Congressional Democrats seem to have convinced themselves that the opponents of their efforts to engineer wholesale revisions to the American social contract can be mollified by feats of rhetorical cleverness.

They did their best to convince the nation that a smorgasbord of decades-old progressive aspirations constituted infrastructure—an effort that failed when they reluctantly carved out of that legislative initiative everything that objectively constituted infrastructure. Following that, Democrats tried to persuade the public that the package they spent weeks promoting on the basis of its $3.5 trillion price tag actually cost nothing at all. This tactic also met a deservedly ignominious end. And yet, the governing party is still possessed of an unflappable faith in its own mental dexterity. So, Democrats embarked on yet another daunting crusade to talk voters into the notion that the United States should now tax income that has not yet and, in fact, may never be earned.

In their ongoing struggle to write a reconciliation bill jam-packed with social reforms (which Democrats hope to send to the president’s desk in less than a week), the party is now toying with the idea of a tax on the “unrealized gains” enjoyed by wealthy investors. That is to say, money that exists only on paper. The plan—to the extent that there is a plan—is to tax the liquid assets of people with more than $1 billion in assets based on the capital gains they would have paid if they had cashed out on their investments, including stocks and even real estate. House Speaker Nancy Pelosi hasn’t been shy about calling this proposal a “wealth tax.” Meanwhile, Treasury Sec. Janet Yellen insists that this is not a “wealth tax,” per se, but merely a tax on the speculative investments of the very wealthy. The rhetorical brilliance is already blinding.

The problem that Democrats will encounter (assuming they even deign to mount a public-relations campaign around this proposal) is that they’re going to have to do a lot more of the talking than their opponents if they’re going to sell voters on this idea.

Democrats are first going to have to argue the why. It’s a reasonable assumption that anyone with even a tenuous grasp of human nature will intuit that a tax on an investment’s potential return will have a depressive effect on investment generally. That’s a steep societal price to pay for what the New York Times estimates is a provision that will target just 700 taxpayers and net a measly $200 billion in revenue over a decade. That’s a drop in the bucket of what Democrats hope to spend in this reconciliation package.

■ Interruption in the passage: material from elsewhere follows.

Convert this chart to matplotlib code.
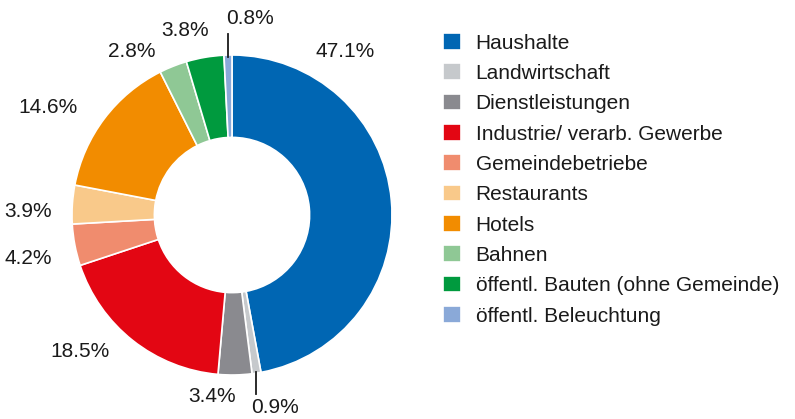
import matplotlib
matplotlib.use("Agg")
import matplotlib.pyplot as plt
import numpy as np

plt.rcParams['font.family'] = ['Liberation Sans', 'DejaVu Sans']

categories = ['Haushalte', 'Landwirtschaft', 'Dienstleistungen',
              'Industrie/ verarb. Gewerbe', 'Gemeindebetriebe', 'Restaurants',
              'Hotels', 'Bahnen', 'öffentl. Bauten (ohne Gemeinde)',
              'öffentl. Beleuchtung']
shares = [47.1, 0.9, 3.4, 18.5, 4.2, 3.9, 14.6, 2.8, 3.8, 0.8]
colors = ['#0066b3', '#c6c9cc', '#8a8a8f', '#e30613', '#f08c6e',
          '#f9c98a', '#f28c00', '#8fc895', '#009a3e', '#8aa9d8']

# label placement (pie units) and which slices get a leader line
label_pos = [(0.706, 1.019), (0.269, -1.206), (-0.125, -1.1375),
             (-0.95, -0.856), (-1.275, -0.275), (-1.275, 0.025),
             (-1.15, 0.669), (-0.625, 1.019), (-0.294, 1.156),
             (0.1125, 1.231)]
leader = [False, True, False, False, False, False, False, False, False, True]

W, H = 795, 419
fig = plt.figure(figsize=(W / 100, H / 100), dpi=100)
cx, cy, R = 232, 215, 160
ax = fig.add_axes([(cx - R) / W, (H - cy - R) / H, 2 * R / W, 2 * R / H])

wedges, _ = ax.pie(shares, colors=colors, startangle=90, counterclock=False,
                   radius=1.0,
                   wedgeprops=dict(width=0.515, edgecolor='white', linewidth=1.2))
ax.set_xlim(-1, 1)
ax.set_ylim(-1, 1)
ax.set_aspect('equal')
ax.axis('off')

for w, s, (lx, ly), ld in zip(wedges, shares, label_pos, leader):
    ax.text(lx, ly, f'{s:.1f}%', ha='center', va='center', fontsize=15,
            color='#1a1a1a', clip_on=False)
    if ld:
        # vertical leader from the slice's outer edge toward its label
        ang = np.deg2rad((w.theta1 + w.theta2) / 2)
        x0, y0 = 0.99 * np.cos(ang), 0.99 * np.sin(ang)
        y1 = y0 + np.sign(y0) * 0.14
        ax.plot([x0, x0], [y0, y1], color='#1a1a1a', lw=1.3, clip_on=False)

fig.legend(wedges, categories, loc='upper left',
           bbox_to_anchor=(443 / W, 1 - 33 / H), frameon=False,
           fontsize=15, handlelength=0.85, handleheight=0.85,
           handletextpad=0.72, labelspacing=0.52, borderpad=0,
           borderaxespad=0, labelcolor='#1a1a1a')

fig.savefig('out.png', dpi=100)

In the process, Congress will have opened the pathway to taxing unrealized gains on just about anything. Today, it’s the potential market value of assets owned only by people with nine-figure incomes. Tomorrow, it’s the 20 percent equity you have in your primary residence. Democrats will have to articulate a limiting principle here. And, in doing so, they will only cement the fear in voters’ minds that this revision to the social compact will be subject to mission creep.

If such a provision did become law, Democrats would eventually have to argue the constitutionality of all this. Many observers have criticized wealth-tax proposals like those advanced by Sen. Elizabeth Warren because they likely violate the prohibition on “direct” taxes in Article I, Section 9. It’s not at all clear how such a tax would satisfy the constraints imposed on income taxes in the 16th Amendment, which the courts have upheld insofar as the transfer of wealth is being taxed (a la the inheritance tax). Not the assets themselves, and only because they are there for the taking. Finally, Democrats will probably be made to explain how their proposal won’t simply force the super-wealthy to park their assets abroad, which was what led most of Europe to scrap their market-distorting wealth taxes. At least Warren had the foresight to include an “exit” tax on the Americans she knew would bolt for the exits.

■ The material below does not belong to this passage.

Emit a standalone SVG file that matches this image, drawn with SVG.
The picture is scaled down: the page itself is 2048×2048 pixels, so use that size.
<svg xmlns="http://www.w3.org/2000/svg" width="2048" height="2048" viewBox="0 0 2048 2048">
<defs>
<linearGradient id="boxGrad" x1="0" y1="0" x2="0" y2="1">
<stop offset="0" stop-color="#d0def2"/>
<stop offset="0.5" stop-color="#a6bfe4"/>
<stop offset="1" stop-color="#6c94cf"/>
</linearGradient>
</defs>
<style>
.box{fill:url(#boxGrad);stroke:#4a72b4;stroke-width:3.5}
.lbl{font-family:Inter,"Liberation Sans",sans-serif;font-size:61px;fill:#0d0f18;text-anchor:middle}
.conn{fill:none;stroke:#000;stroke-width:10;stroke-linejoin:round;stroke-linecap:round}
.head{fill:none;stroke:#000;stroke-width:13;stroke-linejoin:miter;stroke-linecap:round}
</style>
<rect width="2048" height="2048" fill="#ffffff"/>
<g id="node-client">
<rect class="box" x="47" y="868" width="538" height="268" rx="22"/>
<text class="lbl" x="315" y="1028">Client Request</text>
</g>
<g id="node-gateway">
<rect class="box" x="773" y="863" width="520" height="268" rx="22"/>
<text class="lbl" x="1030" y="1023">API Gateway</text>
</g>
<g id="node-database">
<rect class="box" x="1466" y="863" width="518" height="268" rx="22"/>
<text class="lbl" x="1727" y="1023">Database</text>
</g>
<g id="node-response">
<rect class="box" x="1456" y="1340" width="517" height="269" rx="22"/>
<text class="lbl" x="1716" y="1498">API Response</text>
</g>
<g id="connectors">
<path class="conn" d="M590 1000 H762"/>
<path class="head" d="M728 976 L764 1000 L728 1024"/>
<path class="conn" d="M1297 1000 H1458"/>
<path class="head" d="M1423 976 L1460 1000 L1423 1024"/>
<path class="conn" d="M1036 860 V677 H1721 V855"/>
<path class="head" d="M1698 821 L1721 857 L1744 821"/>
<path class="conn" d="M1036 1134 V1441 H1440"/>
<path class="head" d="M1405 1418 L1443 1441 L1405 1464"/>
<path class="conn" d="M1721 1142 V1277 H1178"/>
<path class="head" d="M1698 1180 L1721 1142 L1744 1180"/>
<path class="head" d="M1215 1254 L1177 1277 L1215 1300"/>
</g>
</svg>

Democrats are likely counting on class envy to do most of their work for them, but that still involves persuasion. And that’s the problem. Democrats have been doing a lot of talking about subjects that do not speak to the issues that resonate outside the Democratic base, and it’s costing them in the polls. Pollsters Joel Benenson and Neil Newhouse recently learned that the voters Democrats will need if they are to preserve their majorities are more concerned with inflation and its effects on the economy than “raising taxes on the rich.” Worse, from the Democratic perspective, those voters are beginning to link the government’s fiscal profligacy with their own worsening financial situations. As these pollsters found, a full 71 percent of self-identified independent voters agreed with the statement, “People will continue to pay more money on everyday expenses unless the government becomes more fiscally responsible.”

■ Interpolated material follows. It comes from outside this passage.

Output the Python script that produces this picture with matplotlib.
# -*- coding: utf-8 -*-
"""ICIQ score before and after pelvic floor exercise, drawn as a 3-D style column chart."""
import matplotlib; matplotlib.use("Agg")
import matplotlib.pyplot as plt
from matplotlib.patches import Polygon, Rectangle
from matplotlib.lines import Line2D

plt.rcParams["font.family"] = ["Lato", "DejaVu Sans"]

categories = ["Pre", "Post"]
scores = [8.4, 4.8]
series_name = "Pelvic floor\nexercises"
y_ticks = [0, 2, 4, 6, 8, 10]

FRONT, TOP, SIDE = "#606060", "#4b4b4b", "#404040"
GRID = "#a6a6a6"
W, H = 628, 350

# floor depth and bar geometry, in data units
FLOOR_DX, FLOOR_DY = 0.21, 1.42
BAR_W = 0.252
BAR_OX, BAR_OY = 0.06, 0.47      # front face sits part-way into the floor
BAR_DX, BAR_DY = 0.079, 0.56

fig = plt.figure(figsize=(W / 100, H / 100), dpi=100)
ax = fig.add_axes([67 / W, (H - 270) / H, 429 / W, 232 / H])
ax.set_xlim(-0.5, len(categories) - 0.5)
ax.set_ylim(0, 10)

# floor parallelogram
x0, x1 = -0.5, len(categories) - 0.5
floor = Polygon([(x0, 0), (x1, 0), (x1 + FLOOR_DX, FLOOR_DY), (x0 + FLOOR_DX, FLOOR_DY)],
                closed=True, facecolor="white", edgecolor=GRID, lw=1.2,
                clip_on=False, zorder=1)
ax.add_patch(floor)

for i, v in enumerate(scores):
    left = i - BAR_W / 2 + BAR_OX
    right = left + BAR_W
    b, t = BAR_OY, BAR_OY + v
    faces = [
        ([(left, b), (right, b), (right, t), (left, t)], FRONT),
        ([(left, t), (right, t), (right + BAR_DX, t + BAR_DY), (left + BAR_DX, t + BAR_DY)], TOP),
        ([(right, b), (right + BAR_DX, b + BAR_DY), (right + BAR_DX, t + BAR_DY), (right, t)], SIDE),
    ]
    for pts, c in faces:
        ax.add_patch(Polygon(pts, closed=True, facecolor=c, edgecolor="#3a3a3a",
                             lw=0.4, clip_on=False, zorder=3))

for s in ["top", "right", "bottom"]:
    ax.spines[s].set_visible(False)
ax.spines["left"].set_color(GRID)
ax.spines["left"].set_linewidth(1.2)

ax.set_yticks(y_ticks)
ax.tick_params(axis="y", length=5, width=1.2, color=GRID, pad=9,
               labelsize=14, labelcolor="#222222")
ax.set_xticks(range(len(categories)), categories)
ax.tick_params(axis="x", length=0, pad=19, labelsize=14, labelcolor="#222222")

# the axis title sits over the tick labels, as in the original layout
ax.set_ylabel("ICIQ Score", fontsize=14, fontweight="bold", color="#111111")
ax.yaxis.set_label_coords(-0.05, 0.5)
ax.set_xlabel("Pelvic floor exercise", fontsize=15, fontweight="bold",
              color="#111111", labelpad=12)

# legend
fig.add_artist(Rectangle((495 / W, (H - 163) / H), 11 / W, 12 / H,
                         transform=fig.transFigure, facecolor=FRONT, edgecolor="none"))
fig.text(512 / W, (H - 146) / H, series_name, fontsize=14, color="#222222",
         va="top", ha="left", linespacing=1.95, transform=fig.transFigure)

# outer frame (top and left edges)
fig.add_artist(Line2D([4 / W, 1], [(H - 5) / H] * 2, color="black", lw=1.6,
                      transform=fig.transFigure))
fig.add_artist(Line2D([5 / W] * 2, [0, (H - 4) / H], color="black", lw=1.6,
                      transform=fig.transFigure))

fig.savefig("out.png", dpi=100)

Democrats have put Republicans in the envious position of being able to obstruct Democratic initiatives without offering their own positive alternatives, because that’s what the voters they’re trying to attract want from them. By contrast, Democrats are trying to move mountains for their base voters, all while unconvincingly assuring everyone else that these aren’t mountains at all. That sounds like an impossible task—and it has so far proved to be just that. But Democrats can keep trying. Republicans sure won’t stop them.